The norms of group behavior are set from the top and communicated both explicitly and implicitly, verbally and nonverbally. In this social context, the emotional content of a group is carried by specific leadership roles that emerge from the group as part of its organizational structure and process of formation. One of the most salient features of this paradigm is the scapegoat leadership role that can either summon a spirit of collective acceptance and inclusion or lead to suspicion, paranoia, and murder. How the scapegoating behavior is managed by the task leaders is the determining factor.

Historians and social psychologists as distinct disciplines have not enjoyed much cross-fertilization. But there may be room for fruitful collaboration when investigating the structure of revolutionary leadership.

Bill Roller and Philip Zimbardo
Berkeley, California

Colin Jones replies:

Timothy Tackett’s The Coming of the Terror in the French Revolution seeks to go beyond factional maneuverings in 1793 to focus on how apparently perfectly respectable members of the middling classes were drawn toward acceptance of actions from which they would ordinarily have shrunk in horror. He wants to understand that acceptance from the inside, moreover, as a felt phenomenon, and thus draws on the diaries and letters of ordinary men and women (who inevitably therefore are predominantly from the literate classes).

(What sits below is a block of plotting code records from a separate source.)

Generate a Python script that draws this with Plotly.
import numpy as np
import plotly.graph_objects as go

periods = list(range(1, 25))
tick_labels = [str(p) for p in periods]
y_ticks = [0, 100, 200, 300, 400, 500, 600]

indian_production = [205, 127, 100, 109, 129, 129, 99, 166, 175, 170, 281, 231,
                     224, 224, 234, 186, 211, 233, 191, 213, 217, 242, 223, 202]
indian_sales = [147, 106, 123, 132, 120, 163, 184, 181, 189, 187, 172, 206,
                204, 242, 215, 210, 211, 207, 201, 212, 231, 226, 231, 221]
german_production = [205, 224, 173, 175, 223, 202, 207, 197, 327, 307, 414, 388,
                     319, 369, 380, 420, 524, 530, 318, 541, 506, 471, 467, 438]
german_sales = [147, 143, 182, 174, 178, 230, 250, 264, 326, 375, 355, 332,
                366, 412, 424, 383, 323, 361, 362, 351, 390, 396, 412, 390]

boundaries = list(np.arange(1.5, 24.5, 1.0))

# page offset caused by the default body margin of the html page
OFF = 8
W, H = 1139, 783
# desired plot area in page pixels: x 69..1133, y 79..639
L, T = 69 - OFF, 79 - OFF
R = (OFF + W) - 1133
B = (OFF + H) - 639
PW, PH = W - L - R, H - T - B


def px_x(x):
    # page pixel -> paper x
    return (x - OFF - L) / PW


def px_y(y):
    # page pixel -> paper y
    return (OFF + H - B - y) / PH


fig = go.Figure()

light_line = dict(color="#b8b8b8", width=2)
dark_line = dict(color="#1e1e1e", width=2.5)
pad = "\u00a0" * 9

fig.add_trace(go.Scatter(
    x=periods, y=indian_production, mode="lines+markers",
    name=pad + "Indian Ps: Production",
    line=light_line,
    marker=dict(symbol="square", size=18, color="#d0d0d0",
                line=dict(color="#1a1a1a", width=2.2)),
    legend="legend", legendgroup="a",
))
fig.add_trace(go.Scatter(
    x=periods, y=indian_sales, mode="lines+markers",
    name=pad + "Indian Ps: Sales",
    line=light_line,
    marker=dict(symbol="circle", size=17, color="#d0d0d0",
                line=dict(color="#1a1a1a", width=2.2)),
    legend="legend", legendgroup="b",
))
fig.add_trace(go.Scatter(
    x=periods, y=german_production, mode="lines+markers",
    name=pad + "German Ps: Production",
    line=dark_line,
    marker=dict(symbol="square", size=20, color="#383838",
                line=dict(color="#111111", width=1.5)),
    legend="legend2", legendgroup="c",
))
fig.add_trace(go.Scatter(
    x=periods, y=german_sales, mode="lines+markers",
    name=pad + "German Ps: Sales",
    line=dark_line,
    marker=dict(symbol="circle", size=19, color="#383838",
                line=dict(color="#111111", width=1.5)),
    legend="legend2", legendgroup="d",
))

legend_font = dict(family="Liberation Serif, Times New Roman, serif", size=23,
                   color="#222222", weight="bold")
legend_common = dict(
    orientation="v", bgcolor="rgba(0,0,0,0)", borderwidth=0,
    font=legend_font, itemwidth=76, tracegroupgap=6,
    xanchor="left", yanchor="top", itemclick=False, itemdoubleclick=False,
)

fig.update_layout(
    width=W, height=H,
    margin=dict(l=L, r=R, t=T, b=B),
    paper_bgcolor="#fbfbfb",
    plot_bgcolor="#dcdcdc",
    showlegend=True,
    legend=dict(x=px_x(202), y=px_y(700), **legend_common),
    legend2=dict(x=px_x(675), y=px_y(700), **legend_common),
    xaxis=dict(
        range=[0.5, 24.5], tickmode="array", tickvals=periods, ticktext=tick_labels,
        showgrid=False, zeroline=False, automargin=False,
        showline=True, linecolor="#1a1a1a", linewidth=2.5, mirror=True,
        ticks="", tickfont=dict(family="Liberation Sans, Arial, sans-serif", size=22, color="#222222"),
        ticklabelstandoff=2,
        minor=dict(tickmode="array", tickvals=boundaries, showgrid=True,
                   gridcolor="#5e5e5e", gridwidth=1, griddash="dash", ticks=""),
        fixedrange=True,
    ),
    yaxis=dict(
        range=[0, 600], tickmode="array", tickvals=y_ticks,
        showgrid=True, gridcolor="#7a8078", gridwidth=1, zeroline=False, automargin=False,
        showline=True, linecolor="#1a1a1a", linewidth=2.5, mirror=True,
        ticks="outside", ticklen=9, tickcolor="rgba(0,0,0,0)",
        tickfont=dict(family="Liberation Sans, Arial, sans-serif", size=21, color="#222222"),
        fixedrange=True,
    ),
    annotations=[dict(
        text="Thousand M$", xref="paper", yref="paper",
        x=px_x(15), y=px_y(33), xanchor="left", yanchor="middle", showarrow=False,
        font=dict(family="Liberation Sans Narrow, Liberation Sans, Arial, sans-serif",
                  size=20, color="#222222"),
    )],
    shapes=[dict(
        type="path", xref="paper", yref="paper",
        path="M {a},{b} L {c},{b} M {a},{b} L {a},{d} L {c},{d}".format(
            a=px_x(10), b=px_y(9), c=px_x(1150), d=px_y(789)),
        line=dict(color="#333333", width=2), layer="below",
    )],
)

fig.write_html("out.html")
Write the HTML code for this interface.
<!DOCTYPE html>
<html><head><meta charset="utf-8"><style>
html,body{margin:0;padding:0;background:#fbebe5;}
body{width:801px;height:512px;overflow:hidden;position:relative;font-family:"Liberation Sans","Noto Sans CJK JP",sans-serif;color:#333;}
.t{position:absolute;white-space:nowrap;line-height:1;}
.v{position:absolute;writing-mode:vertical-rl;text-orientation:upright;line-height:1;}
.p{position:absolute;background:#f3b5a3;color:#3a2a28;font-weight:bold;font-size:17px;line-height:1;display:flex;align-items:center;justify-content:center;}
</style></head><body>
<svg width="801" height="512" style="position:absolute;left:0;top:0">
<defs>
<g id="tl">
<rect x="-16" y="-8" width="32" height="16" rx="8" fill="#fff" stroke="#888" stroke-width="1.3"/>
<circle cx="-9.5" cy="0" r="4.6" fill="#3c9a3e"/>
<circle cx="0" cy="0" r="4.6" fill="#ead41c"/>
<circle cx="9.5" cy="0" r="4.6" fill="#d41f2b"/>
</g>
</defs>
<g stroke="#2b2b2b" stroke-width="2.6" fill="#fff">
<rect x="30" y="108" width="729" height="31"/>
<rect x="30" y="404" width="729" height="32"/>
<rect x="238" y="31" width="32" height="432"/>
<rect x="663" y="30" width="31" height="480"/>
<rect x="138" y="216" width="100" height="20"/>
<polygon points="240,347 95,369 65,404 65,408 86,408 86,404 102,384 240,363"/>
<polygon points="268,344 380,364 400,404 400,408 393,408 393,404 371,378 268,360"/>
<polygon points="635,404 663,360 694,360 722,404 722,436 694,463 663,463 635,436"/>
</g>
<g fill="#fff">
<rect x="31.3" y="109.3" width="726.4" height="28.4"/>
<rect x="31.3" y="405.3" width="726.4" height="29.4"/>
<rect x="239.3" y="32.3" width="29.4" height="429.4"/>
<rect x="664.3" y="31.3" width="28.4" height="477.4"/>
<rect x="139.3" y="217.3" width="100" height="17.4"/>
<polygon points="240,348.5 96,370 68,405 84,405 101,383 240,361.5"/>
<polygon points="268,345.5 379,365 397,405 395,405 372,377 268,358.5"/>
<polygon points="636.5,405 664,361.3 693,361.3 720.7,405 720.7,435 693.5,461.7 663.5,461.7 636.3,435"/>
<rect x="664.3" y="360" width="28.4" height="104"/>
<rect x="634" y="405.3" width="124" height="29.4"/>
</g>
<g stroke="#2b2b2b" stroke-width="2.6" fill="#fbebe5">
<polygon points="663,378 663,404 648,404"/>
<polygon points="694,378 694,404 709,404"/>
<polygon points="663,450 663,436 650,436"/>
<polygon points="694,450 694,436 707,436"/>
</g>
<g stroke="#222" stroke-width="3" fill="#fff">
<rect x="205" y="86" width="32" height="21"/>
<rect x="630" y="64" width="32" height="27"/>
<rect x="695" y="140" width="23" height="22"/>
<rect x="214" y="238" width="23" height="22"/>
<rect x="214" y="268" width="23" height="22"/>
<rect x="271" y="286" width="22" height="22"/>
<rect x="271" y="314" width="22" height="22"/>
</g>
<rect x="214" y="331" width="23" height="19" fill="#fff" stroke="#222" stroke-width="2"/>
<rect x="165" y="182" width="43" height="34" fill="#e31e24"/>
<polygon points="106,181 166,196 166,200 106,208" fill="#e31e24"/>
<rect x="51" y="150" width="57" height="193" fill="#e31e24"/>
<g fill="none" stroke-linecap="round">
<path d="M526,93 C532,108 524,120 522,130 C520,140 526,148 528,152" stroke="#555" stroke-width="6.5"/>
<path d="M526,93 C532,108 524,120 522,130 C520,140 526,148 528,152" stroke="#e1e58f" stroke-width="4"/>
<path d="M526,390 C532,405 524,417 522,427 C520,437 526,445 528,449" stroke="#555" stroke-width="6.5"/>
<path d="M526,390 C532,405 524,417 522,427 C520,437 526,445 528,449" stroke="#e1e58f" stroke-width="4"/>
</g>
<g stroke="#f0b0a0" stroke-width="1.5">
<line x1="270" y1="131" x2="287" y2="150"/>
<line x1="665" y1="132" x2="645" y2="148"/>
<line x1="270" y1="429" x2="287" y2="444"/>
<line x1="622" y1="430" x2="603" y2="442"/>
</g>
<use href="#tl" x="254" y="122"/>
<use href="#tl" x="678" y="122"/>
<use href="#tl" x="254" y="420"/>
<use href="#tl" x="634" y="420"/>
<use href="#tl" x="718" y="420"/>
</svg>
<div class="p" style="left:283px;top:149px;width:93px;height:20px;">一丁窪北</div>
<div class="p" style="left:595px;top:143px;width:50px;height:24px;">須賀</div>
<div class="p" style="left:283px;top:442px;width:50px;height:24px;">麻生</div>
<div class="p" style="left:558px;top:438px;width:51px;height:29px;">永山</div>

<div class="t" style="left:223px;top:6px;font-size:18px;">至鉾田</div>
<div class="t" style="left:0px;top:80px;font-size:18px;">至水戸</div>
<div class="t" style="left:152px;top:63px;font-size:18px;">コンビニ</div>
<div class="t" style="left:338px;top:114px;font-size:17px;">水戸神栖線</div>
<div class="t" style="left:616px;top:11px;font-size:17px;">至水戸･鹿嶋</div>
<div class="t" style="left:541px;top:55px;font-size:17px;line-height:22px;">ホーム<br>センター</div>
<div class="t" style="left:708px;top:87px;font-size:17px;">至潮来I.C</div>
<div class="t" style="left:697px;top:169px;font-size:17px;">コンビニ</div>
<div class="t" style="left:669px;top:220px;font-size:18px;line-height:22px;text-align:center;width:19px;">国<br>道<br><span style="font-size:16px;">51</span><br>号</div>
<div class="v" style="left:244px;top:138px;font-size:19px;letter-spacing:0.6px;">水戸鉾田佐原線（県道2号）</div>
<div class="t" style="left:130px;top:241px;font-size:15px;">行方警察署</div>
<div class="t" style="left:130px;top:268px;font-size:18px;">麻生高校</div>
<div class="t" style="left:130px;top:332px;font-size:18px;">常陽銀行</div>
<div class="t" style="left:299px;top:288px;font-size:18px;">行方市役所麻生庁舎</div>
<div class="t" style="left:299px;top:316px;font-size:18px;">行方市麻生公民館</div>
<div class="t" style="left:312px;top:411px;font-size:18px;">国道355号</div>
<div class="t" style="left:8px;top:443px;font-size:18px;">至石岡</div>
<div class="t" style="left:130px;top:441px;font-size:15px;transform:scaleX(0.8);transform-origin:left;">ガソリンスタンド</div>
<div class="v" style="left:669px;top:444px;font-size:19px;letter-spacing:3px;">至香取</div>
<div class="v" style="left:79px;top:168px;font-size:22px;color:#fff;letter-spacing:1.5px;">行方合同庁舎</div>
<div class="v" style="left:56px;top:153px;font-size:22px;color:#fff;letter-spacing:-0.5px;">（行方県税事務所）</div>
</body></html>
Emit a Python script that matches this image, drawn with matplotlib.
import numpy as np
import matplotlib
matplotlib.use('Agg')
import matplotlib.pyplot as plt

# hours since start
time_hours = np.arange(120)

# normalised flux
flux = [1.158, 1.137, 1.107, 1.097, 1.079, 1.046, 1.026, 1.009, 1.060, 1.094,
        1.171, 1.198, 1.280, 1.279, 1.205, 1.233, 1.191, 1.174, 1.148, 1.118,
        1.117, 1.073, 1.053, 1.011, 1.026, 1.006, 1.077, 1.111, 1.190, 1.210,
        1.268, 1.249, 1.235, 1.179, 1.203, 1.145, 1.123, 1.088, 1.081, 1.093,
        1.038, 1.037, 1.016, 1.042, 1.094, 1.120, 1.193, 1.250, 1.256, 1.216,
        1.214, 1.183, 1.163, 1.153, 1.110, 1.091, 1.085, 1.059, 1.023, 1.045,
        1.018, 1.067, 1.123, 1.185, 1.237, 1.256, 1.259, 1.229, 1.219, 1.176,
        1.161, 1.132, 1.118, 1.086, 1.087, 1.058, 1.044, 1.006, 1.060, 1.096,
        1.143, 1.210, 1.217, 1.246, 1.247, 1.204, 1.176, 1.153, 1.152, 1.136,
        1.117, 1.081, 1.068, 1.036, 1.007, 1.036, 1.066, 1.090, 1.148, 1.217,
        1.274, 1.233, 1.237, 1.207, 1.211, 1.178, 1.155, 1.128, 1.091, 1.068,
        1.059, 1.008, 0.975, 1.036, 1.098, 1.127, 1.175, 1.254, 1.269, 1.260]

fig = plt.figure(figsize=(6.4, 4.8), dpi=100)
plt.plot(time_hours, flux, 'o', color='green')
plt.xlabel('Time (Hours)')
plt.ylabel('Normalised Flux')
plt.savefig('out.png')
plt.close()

This emphasis on the emotional life of what historians used to call the Revolutionary bourgeoisie is pertinent and welcome in that it rejects most earlier discussions of emotions in the Revolution, which luridly highlighted the allegedly irrational, hysterical, and bloodthirsty motivations of the lower classes, particularly women in fact. Far from “completely ignoring” the Society for Revolutionary Republican Women, moreover, Tackett cites it on multiple occasions, highlighting the ways that it inspired and pioneered a set of feminist demands that remain brightly relevant in our own day. He is surely correct, however, not to view the society as “the most important oppositional group” at the time. It comprised less than two hundred members, had very limited influence within Paris, and developed a fluctuating political agenda over its short life of a few months before it was crushed in late 1793—to disappointingly low levels of popular protest.

Like Dr. Zimbardo and Mr. Roller, I too somewhat regret that Tackett’s history of the emotions in the Revolution fails to signal what the field might gain from interdisciplinary links to social psychology. In my review, I noted that he did not utilize the work of William Reddy, whose study of eighteenth-century France (notably The Navigation of Feeling, 2001) draws heavily on social science methodologies. Tackett’s own approach adapts the medieval historian Barbara Rosenwein’s idea of “emotional communities,” a concept that might offer bridges into the kind of leadership studies cited by Roller and Zimbardo.